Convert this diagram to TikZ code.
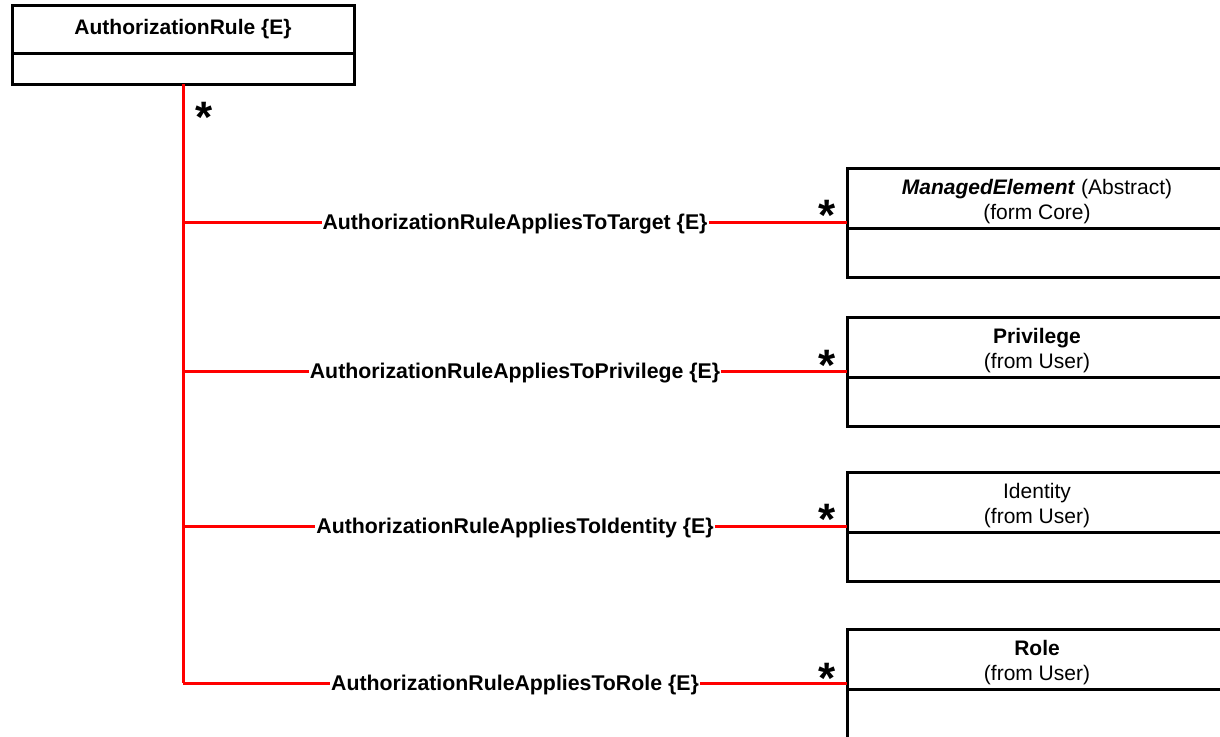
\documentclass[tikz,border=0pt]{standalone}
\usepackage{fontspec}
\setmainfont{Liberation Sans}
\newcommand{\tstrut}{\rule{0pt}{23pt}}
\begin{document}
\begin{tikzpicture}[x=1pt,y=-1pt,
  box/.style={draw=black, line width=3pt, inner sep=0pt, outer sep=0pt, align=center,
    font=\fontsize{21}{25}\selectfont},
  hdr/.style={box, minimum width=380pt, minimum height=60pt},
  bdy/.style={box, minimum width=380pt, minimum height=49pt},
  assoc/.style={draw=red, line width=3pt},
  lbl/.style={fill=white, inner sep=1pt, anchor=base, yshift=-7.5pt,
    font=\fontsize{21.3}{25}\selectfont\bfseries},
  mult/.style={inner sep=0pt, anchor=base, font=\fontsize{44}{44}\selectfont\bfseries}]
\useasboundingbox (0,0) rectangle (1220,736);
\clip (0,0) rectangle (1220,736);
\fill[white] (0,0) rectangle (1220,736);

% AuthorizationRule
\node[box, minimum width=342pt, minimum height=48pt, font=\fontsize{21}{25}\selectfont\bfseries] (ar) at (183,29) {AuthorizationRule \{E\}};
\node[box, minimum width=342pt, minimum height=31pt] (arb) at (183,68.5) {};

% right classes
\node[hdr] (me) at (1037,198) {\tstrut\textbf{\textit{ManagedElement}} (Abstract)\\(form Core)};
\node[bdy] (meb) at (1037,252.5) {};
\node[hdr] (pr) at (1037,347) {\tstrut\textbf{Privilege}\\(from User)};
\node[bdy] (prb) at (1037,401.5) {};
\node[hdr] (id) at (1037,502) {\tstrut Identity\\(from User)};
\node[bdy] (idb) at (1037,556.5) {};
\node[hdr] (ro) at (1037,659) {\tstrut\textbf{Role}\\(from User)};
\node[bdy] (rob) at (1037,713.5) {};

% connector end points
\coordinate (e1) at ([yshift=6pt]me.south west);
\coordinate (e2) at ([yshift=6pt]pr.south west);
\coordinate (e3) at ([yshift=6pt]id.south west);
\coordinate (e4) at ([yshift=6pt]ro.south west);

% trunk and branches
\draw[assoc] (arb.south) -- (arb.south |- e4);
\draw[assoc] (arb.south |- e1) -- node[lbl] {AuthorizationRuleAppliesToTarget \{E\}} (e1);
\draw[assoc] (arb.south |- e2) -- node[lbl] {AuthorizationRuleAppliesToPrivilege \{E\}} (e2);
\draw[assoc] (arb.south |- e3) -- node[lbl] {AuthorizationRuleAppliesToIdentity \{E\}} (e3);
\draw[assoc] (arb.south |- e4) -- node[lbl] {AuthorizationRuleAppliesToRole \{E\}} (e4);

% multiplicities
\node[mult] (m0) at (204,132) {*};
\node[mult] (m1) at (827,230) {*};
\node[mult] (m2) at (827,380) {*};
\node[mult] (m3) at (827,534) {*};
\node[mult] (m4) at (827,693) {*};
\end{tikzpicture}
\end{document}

***

Without including any picture, repeat the data exactly.

Convert this diagram to TikZ code.
\documentclass[tikz,border=0pt]{standalone}
\usepackage{fontspec}
\setmainfont{Liberation Sans}
\newcommand{\tstrut}{\rule{0pt}{23pt}}
\begin{document}
\begin{tikzpicture}[x=1pt,y=-1pt,
  box/.style={draw=black, line width=3pt, inner sep=0pt, outer sep=0pt, align=center,
    font=\fontsize{21}{25}\selectfont},
  hdr/.style={box, minimum width=380pt, minimum height=60pt},
  bdy/.style={box, minimum width=380pt, minimum height=49pt},
  assoc/.style={draw=red, line width=3pt},
  lbl/.style={fill=white, inner sep=1pt, anchor=base, yshift=-7.5pt,
    font=\fontsize{21.3}{25}\selectfont\bfseries},
  mult/.style={inner sep=0pt, anchor=base, font=\fontsize{44}{44}\selectfont\bfseries}]
\useasboundingbox (0,0) rectangle (1220,736);
\clip (0,0) rectangle (1220,736);
\fill[white] (0,0) rectangle (1220,736);

% AuthorizationRule
\node[box, minimum width=342pt, minimum height=48pt, font=\fontsize{21}{25}\selectfont\bfseries] (ar) at (183,29) {AuthorizationRule \{E\}};
\node[box, minimum width=342pt, minimum height=31pt] (arb) at (183,68.5) {};

% right classes
\node[hdr] (me) at (1037,198) {\tstrut\textbf{\textit{ManagedElement}} (Abstract)\\(form Core)};
\node[bdy] (meb) at (1037,252.5) {};
\node[hdr] (pr) at (1037,347) {\tstrut\textbf{Privilege}\\(from User)};
\node[bdy] (prb) at (1037,401.5) {};
\node[hdr] (id) at (1037,502) {\tstrut Identity\\(from User)};
\node[bdy] (idb) at (1037,556.5) {};
\node[hdr] (ro) at (1037,659) {\tstrut\textbf{Role}\\(from User)};
\node[bdy] (rob) at (1037,713.5) {};

% connector end points
\coordinate (e1) at ([yshift=6pt]me.south west);
\coordinate (e2) at ([yshift=6pt]pr.south west);
\coordinate (e3) at ([yshift=6pt]id.south west);
\coordinate (e4) at ([yshift=6pt]ro.south west);

% trunk and branches
\draw[assoc] (arb.south) -- (arb.south |- e4);
\draw[assoc] (arb.south |- e1) -- node[lbl] {AuthorizationRuleAppliesToTarget \{E\}} (e1);
\draw[assoc] (arb.south |- e2) -- node[lbl] {AuthorizationRuleAppliesToPrivilege \{E\}} (e2);
\draw[assoc] (arb.south |- e3) -- node[lbl] {AuthorizationRuleAppliesToIdentity \{E\}} (e3);
\draw[assoc] (arb.south |- e4) -- node[lbl] {AuthorizationRuleAppliesToRole \{E\}} (e4);

% multiplicities
\node[mult] (m0) at (204,132) {*};
\node[mult] (m1) at (827,230) {*};
\node[mult] (m2) at (827,380) {*};
\node[mult] (m3) at (827,534) {*};
\node[mult] (m4) at (827,693) {*};
\end{tikzpicture}
\end{document}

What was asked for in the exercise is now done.